We call a confidence interval a q% confidence interval if it is constructed such that it
contains the true parameter at least q% of the time if we repeat the experiment a
a large number of times.
Three Different Approaches to Assess Uncertainty
- Analytical
- Bootstrapping (resampling)
- Simulation (parametric
Analytical Approach: CIs via Normal Approximation, how?
- We have a sample statistic θ_hat estimated for a parameter θ.
- If the sample is large enough, we can assume a normal sampling distribution with
mean θ_hat and variance Var(θ_hat) - We can then construct a 95% confidence interval using the quantiles from the
standard normal distribution:
θ_hat+/-1.96√Var(θ_hat)=θ_hat+/-1.96σ_hat/√n
What is bootstraping?
Bootstrapping estimates the sampling distribution of θ by repeatedly sampling (with
replacement) from the original sample.
- Take s samples of size n from your data.
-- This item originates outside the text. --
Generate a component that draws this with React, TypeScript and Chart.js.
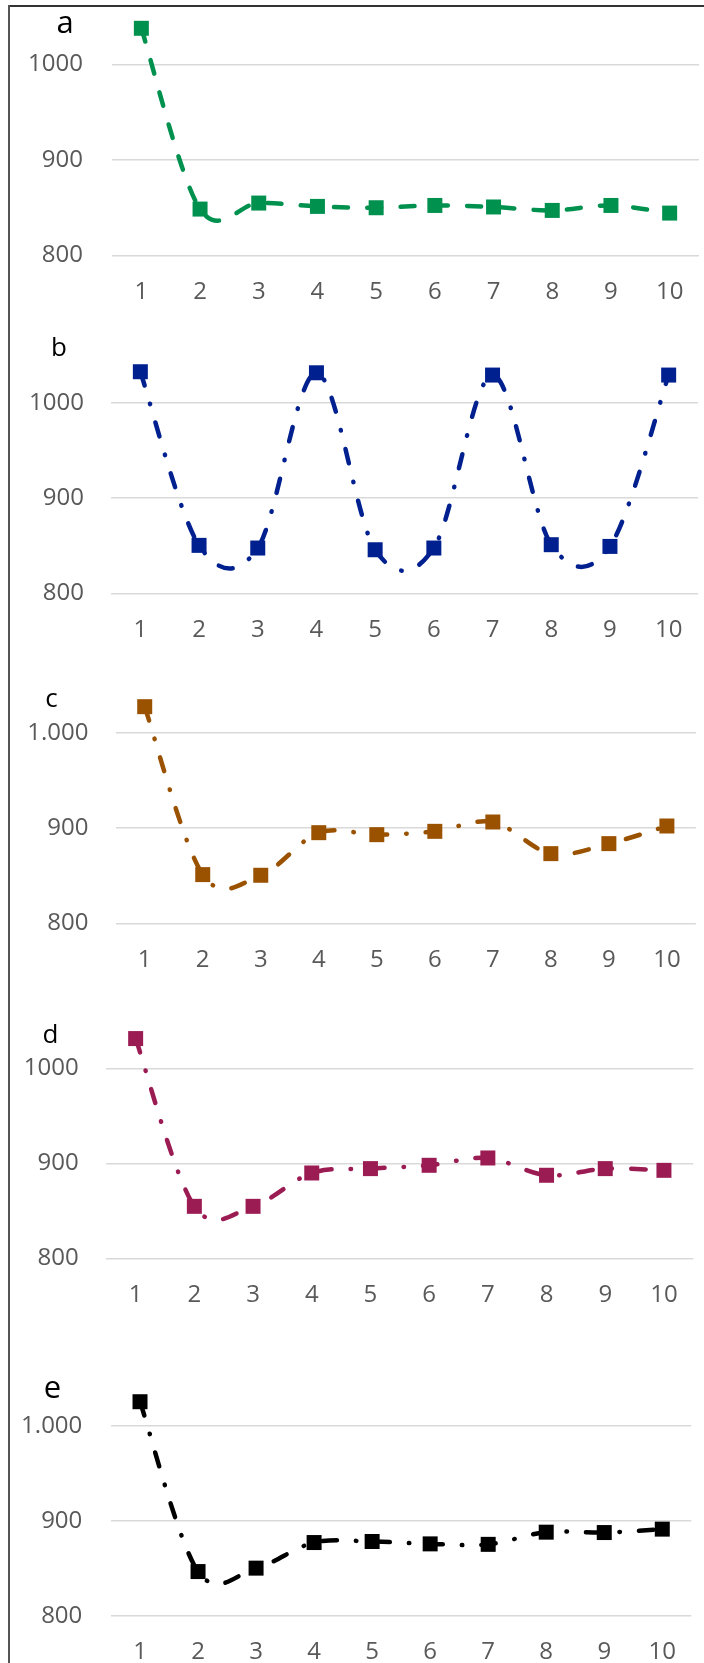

- Calculate the quantity of interest ((θ_hat)i, e.g. the mean) for each of your s samples, which
yields a vector of length s. - A simple confidence interval for your quantity can be obtained by calculating quantiles
(e.g., 2.5 and 97.5 percentiles for 95% CI) of this vector
How sampling works?
- Create a (normal) sampling distribution from the mean and standard error of your
sample. - Take s draws from that distribution N(θ_hat, σ_hat^2).
- Calculate your quantity of interest s times. Thus, we simulated its sampling distribution.
- Calculate summaries, such as means and standard errors, for the resulting vector of
length s. To construct 95% CIs, you need to 2.5 and 97.5 percentiles.